#### Exercise instructions
Starting at the first line of the listing below, retype each line up to and including the one that contains "W, H = 697, 310". Leave pictures out.

>> start Supplied entries

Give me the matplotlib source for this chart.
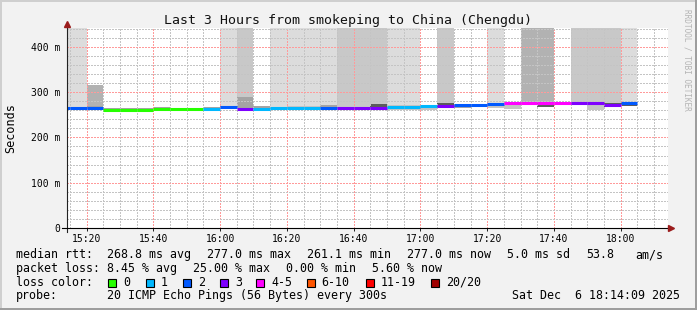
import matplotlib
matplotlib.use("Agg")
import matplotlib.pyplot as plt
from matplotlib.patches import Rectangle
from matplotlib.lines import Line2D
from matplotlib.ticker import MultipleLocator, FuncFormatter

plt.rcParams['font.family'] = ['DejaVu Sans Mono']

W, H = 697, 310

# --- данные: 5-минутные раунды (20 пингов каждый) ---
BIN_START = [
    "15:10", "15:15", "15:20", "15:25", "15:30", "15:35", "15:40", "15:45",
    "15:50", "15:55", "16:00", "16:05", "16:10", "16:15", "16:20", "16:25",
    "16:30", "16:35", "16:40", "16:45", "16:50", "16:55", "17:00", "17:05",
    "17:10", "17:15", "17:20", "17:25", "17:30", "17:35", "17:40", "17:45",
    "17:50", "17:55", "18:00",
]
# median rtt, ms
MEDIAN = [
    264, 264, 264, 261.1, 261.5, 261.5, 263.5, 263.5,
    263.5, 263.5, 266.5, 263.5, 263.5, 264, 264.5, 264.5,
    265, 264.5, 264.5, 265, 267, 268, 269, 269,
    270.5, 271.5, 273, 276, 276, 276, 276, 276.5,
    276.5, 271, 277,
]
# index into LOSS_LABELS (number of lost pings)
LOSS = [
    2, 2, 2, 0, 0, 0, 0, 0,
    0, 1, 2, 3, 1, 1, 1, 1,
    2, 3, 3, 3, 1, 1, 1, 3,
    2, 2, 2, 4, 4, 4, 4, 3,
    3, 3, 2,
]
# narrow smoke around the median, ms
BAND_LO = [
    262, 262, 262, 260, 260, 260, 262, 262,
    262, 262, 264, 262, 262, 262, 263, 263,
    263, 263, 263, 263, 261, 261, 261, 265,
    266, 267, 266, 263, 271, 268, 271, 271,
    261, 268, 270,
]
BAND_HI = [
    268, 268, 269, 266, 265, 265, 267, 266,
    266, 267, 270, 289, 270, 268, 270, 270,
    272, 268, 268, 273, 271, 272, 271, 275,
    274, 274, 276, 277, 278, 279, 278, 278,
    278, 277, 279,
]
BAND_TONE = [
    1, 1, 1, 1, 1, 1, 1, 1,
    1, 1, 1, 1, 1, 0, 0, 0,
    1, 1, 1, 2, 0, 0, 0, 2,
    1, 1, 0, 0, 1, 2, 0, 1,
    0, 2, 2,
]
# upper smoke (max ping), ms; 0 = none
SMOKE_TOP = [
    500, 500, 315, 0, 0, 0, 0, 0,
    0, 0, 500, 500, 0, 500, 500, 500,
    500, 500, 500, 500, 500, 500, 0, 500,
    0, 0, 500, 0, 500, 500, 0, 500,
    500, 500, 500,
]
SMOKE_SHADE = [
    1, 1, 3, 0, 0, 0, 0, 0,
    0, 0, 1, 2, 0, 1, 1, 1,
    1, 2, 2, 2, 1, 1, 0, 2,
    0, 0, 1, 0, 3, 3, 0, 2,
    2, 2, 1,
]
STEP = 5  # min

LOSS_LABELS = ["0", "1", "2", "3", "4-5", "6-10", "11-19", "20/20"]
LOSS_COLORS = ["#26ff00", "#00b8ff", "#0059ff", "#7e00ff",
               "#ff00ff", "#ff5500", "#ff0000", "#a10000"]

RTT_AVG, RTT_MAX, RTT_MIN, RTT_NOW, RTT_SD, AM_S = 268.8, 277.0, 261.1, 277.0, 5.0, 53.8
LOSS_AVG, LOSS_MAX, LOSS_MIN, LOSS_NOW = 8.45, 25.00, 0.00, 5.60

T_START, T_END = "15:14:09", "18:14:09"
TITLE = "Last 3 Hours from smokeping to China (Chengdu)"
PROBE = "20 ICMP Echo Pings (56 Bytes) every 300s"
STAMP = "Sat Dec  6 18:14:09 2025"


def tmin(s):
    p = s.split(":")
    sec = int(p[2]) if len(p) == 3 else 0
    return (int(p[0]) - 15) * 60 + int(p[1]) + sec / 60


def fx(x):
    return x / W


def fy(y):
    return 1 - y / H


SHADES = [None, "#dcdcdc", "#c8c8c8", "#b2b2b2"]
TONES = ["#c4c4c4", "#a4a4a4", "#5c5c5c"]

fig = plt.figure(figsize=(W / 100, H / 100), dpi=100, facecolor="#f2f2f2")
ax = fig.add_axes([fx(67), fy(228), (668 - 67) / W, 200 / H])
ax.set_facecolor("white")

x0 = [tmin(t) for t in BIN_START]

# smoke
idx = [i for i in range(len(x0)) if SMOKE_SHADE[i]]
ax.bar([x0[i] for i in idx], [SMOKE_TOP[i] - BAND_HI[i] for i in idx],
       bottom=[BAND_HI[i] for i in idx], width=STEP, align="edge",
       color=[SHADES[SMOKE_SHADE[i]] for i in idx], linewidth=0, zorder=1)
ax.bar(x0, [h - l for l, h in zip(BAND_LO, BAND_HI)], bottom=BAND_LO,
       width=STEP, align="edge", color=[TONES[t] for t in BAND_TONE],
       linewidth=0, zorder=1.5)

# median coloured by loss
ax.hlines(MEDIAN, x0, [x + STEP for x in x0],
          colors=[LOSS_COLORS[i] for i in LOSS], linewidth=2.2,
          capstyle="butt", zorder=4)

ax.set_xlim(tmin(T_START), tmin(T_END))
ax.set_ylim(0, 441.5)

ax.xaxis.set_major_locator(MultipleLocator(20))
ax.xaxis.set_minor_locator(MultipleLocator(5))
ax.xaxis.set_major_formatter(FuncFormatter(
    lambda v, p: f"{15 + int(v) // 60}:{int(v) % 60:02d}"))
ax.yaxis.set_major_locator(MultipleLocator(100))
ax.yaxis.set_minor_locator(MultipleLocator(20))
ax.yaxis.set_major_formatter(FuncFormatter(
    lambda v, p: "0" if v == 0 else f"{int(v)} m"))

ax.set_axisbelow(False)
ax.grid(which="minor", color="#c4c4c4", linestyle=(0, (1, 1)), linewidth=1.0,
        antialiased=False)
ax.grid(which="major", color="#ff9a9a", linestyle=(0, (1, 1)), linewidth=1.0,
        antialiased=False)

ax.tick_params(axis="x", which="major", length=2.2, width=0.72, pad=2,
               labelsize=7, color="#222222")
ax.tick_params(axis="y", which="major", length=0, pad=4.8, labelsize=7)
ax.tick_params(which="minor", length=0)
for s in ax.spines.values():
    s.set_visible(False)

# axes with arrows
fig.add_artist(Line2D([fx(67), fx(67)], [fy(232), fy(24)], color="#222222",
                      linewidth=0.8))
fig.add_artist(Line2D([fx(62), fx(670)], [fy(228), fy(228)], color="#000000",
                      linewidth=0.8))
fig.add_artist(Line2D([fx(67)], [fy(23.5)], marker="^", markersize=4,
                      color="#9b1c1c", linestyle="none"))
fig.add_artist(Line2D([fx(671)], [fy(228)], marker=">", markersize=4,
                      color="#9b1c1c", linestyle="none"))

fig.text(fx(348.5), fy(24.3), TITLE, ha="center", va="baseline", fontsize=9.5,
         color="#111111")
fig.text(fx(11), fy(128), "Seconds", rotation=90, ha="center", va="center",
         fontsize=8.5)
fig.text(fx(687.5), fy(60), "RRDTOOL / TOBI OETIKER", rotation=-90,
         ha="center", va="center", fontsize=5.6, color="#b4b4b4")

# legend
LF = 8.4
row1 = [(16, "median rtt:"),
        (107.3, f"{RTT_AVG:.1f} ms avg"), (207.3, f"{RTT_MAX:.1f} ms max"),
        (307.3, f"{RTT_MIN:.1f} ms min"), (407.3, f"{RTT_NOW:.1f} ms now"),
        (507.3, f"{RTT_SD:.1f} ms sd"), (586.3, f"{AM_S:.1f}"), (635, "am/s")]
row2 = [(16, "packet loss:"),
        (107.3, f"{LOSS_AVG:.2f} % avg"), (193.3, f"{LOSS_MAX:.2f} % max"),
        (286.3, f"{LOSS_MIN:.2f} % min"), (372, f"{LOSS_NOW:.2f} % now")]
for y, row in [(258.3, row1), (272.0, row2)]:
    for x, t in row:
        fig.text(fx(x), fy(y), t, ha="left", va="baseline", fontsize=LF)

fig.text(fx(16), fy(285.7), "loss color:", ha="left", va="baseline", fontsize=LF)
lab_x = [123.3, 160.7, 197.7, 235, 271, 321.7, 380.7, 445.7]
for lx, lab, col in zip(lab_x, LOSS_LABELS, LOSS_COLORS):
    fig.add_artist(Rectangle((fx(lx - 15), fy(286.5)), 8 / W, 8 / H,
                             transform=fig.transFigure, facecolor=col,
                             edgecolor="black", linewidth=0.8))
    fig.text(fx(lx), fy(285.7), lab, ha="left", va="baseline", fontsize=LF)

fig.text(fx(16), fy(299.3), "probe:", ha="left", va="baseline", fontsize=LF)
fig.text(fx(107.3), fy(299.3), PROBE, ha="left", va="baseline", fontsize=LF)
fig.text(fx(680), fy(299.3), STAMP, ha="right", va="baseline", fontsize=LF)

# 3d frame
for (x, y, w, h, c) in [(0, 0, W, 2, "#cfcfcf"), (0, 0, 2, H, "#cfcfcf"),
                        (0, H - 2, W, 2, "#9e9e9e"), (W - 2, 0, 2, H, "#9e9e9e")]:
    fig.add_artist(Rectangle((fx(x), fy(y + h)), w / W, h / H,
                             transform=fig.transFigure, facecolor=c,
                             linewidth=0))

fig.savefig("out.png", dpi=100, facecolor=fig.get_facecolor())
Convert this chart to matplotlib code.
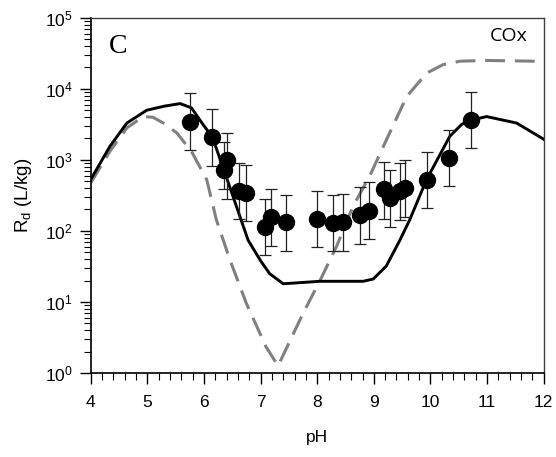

>> end Supplied entries

#### Expected answer
Give me the matplotlib source for this chart.
import matplotlib
matplotlib.use("Agg")
import matplotlib.pyplot as plt
from matplotlib.patches import Rectangle
from matplotlib.lines import Line2D
from matplotlib.ticker import MultipleLocator, FuncFormatter

plt.rcParams['font.family'] = ['DejaVu Sans Mono']

W, H = 697, 310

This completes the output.